Mais allons un peu plus loin, ou plutôt plus près de nous. Qu’est-ce que ce changement d’axe, cette foi en la résurrection, peut changer dans notre vie présente ? Qu’est-ce qu’un étudiant ou un diplômé de l’Essec qui croit en la vie éternelle a de différent d’un autre étudiant ou d’un autre diplômé ? En termes théologiques, nous pouvons parler d’espérance. En termes profanes, il s’agit au moins de persévérance.

Le Catéchisme de l’Église catholique enseigne que « l’espérance est la vertu théologale par laquelle nous désirons comme notre bonheur le Royaume des cieux et la Vie éternelle, en mettant notre confiance dans les promesses du Christ et en prenant appui, non sur nos forces, mais sur le secours de la grâce du Saint-Esprit. » (n° 1817) Cela implique deux choses : la première, c’est ce grand horizon de bien dont parlait le Pape François qui donne à toute chose une perspective différente. Voir une guerre ou une épidémie à la lumière du Royaume de Dieu, c’est accepter que le mal n’ait pas le dernier mot. La seconde chose qu’implique l’espérance, c’est de s’appuyer non sur nos forces, mais sur le secours de la grâce de Dieu. « Prie comme si tout dépendait de Dieu, agis comme si tout dépendait de toi[3] », écrit saint Ignace de Loyola, fondateur de l’ordre des Jésuites à qui notre école doit tant. Associer la prière et l’action dans toutes les dimensions de notre existence peut vraiment changer notre vie et notre façon d’appréhender les obstacles, même lorsque ceux-ci nous semblent être des murs insurmontables ou des fossés infranchissables.

 

D’un point de vue profane, car nous qui sommes réunis dans cette église aujourd’hui ne croyons peut-être pas tous en Dieu, parlons en termes de persévérance. Comme le proclamait le psaume, celui qui croit peut marcher et construire malgré les difficultés, il sait que Dieu est, au cœur de la bataille, « (son) allié, (sa) forteresse, (sa) citadelle, celui qui (le) libère, le bouclier qui (l)’abrite. » Parce qu’il voit au-delà du fossé, il ne perd jamais de vue l’horizon. 

Voici ce que le Pape Benoît XVI demandait pour nous à l’occasion de la Messe du Centenaire de l’Essec, le 1er décembre 2007 – nous sommes sans doute nombreux à avoir assisté à cette messe, il y a quinze ans déjà : 

(Le Saint-Père) demande au Seigneur d’aider (les étudiants et les anciens de l’Essec) à poursuivre leur action en demeurant fidèles aux valeurs fondatrices de l’Établissement, en sachant conjuguer l’humanisme et l’ouverture spirituelle à la transcendance, l’excellence et le souci des plus humbles, l’esprit d’innovation et le sens de la responsabilité, l’accueil de la diversité et le goût de ce qui rassemble les hommes[4]

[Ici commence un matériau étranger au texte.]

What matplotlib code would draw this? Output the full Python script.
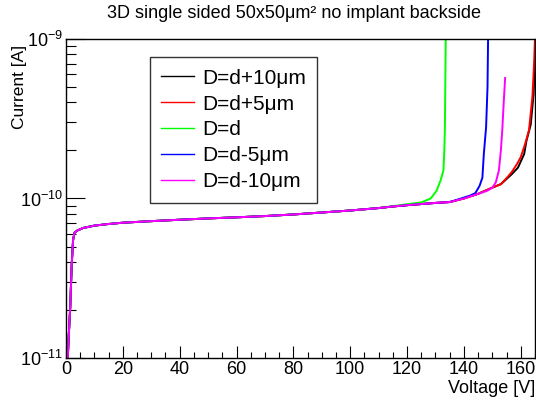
import matplotlib
matplotlib.use("Agg")
import matplotlib.pyplot as plt
from matplotlib.ticker import LogLocator, MultipleLocator, NullFormatter

plt.rcParams["font.family"] = ["Liberation Sans", "DejaVu Sans"]
plt.rcParams["mathtext.fontset"] = "custom"
plt.rcParams["mathtext.rm"] = "Liberation Sans"

# shared part of the I-V curves (voltage in V, current in A)
base_v = [0.5, 1, 1.5, 2, 2.5, 3, 4, 6, 10, 15, 20, 30, 40, 50, 60, 70,
          80, 90, 100, 110, 115, 120, 125, 130, 135, 140, 145, 150]
base_i = [8.9e-12, 1.41e-11, 2.09e-11, 3.8e-11, 5.5e-11, 6.1e-11, 6.3e-11,
          6.53e-11, 6.76e-11, 6.92e-11, 7.05e-11, 7.21e-11, 7.36e-11, 7.5e-11,
          7.62e-11, 7.76e-11, 7.94e-11, 8.17e-11, 8.41e-11, 8.71e-11, 8.91e-11,
          9.08e-11, 9.23e-11, 9.38e-11, 9.5e-11, 1.0e-10, 1.07e-10, 1.17e-10]

# breakdown tails, each starting after its own cut voltage
p10_cut = 150
p10_v = [153, 155.3, 157, 159, 161.2, 162, 163.5, 164.5, 165, 165.5]
p10_i = [1.23e-10, 1.34e-10, 1.43e-10, 1.56e-10, 1.9e-10, 2.3e-10, 2.9e-10,
         4.5e-10, 7.7e-10, 1.5e-9]

p5_cut = 150
p5_v = [153, 155.3, 157, 158.8, 160, 161.5, 162.9, 164.1, 164.7, 165.2]
p5_i = [1.23e-10, 1.36e-10, 1.48e-10, 1.66e-10, 1.82e-10, 2.19e-10, 2.69e-10,
        4.37e-10, 7.1e-10, 1.3e-9]

d_cut = 110
d_v = [115, 120, 125, 128.3, 130.4, 131.8, 132.8, 133.1, 133.3, 133.6, 133.7]
d_i = [8.95e-11, 9.2e-11, 9.45e-11, 1.0e-10, 1.12e-10, 1.3e-10, 1.5e-10,
       2.0e-10, 2.7e-10, 1.0e-9, 1.3e-9]

m5_cut = 135
m5_v = [139, 142, 144, 145.5, 146.5, 147, 147.8, 148.3, 148.5, 148.6]
m5_i = [1.0e-10, 1.04e-10, 1.08e-10, 1.2e-10, 1.35e-10, 1.9e-10, 2.8e-10,
        5.0e-10, 1.0e-9, 1.3e-9]

m10_cut = 145
m10_v = [148.3, 150, 151.2, 152.3, 153, 153.5, 154, 154.5]
m10_i = [1.12e-10, 1.17e-10, 1.26e-10, 1.5e-10, 2.0e-10, 2.7e-10, 4.0e-10,
         5.7e-10]

series = [
    ("D=d+10μm", "#000000", p10_cut, p10_v, p10_i),
    ("D=d+5μm", "#ff0000", p5_cut, p5_v, p5_i),
    ("D=d", "#00ff00", d_cut, d_v, d_i),
    ("D=d-5μm", "#0000ff", m5_cut, m5_v, m5_i),
    ("D=d-10μm", "#ff00ff", m10_cut, m10_v, m10_i),
]

fig = plt.figure(figsize=(5.36, 4.03), dpi=100)
ax = fig.add_axes([0.1231, 0.1117, 0.875, 0.7915])

for label, color, cut, tv, ti in series:
    v = [x for x in base_v if x <= cut] + tv
    i = [y for x, y in zip(base_v, base_i) if x <= cut] + ti
    ax.plot(v, i, color=color, lw=1.4, label=label)

ax.set_yscale("log")
ax.set_xlim(0, 165)
ax.set_ylim(1e-11, 1e-9)

ax.xaxis.set_major_locator(MultipleLocator(20))
ax.xaxis.set_minor_locator(MultipleLocator(5))
ax.yaxis.set_major_locator(LogLocator(base=10))
ax.yaxis.set_minor_locator(LogLocator(base=10, subs=range(2, 10)))
ax.yaxis.set_minor_formatter(NullFormatter())

ax.tick_params(which="both", direction="in", top=False, right=False,
               labelsize=13, width=0.8, pad=2)
ax.tick_params(axis="x", which="major", length=9)
ax.tick_params(axis="x", which="minor", length=4.5)
ax.tick_params(axis="y", which="major", length=14)
ax.tick_params(axis="y", which="minor", length=7)
for s in ax.spines.values():
    s.set_linewidth(1.0)

fig.text(0.5476, 0.967, "3D single sided 50x50μm² no implant backside",
         ha="center", va="center", fontsize=13)
fig.text(0.998, 0.037, "Voltage [V]", ha="right", va="center", fontsize=13)
fig.text(0.036, 0.888, "Current [A]", ha="center", va="top", rotation=90,
         fontsize=12.5)

leg = ax.legend(loc="upper left", bbox_to_anchor=(0.179, 0.943), fontsize=15,
                frameon=True, fancybox=False, edgecolor="black",
                handlelength=1.55, handletextpad=0.4, labelspacing=0.33,
                borderpad=0.55, borderaxespad=0)
leg.get_frame().set_linewidth(1.0)
for h in leg.get_lines():
    h.set_linewidth(1.0)

fig.savefig("out.png", dpi=100)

Oui, chers frères et sœurs, que nous soyons diplômés– parfois depuis fort longtemps – ou que nous soyons aujourd’hui étudiants à l'ESSEC, poursuivons l’action de nos fondateurs et de nos grands anciens. Une immense majorité d’entre eux étaient nourris de la foi que la résurrection est le fondement du monde véritable. C’est au nom de cette foi qu’ils ont construit l'ESSEC et qu’ils en ont fait ce qu’elle est aujourd’hui. 

Vous, les diplômés qui exercez une influence certaine sur la marche du monde contemporain, demeurez fidèles aux valeurs fondatrices de notre école. 

Et vous, les étudiants actuels, qui recevez cet héritage précieux, poursuivez cette construction en gardant les yeux fixés sur ce grand horizon de bien qu’est le royaume des cieux.

Prions les uns pour les autres, pour que le Christ ouvre nos yeux sur le monde véritable, celui que le Père a créé et à qui Il donne son Esprit-Saint pour qu’advienne son Royaume, car il est Dieu, pour les siècles des siècles.

Amen.


[1] Le Seigneur (II), p. 120.

[2] Catéchèse du 14 octobre 2020.

[3] cf. Pedro de Ribadeneira, La vie de saint Ignace de Loyola.

[4] Message du Secrétaire d’État du Pape Benoît XVI à l’occasion de la Messe du Centenaire de l’Essec, le 1er décembre 2007.